**Task requirements**
Work out how many lines hold the string "React". Give that number and nothing more.

####

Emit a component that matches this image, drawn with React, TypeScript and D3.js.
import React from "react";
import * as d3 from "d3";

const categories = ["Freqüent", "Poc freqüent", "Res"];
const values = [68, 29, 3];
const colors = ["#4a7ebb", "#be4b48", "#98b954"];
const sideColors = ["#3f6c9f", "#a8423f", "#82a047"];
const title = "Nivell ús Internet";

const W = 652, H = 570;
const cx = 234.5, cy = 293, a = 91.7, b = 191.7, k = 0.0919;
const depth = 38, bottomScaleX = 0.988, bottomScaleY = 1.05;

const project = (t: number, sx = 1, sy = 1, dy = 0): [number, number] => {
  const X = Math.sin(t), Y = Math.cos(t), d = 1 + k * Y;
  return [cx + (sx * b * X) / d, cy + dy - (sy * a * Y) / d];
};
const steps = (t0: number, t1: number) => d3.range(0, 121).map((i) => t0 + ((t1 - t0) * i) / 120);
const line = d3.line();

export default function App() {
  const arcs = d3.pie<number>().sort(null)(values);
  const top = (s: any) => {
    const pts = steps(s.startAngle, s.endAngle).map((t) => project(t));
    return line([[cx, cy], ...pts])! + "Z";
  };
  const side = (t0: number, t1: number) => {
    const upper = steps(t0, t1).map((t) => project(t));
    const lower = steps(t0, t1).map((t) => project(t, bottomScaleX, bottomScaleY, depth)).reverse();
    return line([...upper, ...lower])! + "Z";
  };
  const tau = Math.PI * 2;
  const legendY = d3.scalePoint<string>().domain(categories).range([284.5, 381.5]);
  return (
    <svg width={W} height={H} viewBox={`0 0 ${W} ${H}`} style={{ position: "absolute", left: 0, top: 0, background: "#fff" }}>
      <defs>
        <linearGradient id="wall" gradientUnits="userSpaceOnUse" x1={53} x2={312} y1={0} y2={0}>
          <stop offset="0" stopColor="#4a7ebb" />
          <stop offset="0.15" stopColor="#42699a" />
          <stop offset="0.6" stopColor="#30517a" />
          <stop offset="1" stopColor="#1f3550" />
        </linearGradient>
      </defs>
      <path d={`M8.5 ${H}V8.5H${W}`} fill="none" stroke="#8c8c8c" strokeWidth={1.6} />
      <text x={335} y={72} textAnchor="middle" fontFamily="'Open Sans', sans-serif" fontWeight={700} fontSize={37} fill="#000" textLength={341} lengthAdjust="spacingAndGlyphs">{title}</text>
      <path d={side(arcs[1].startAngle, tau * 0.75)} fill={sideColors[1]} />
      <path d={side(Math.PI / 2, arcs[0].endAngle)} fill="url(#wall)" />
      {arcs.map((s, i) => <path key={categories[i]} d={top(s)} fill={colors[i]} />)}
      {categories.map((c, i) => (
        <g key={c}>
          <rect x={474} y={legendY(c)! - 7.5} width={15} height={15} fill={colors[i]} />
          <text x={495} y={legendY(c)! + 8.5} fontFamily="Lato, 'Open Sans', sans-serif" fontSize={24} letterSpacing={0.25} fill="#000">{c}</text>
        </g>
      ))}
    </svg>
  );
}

####

**Result**
2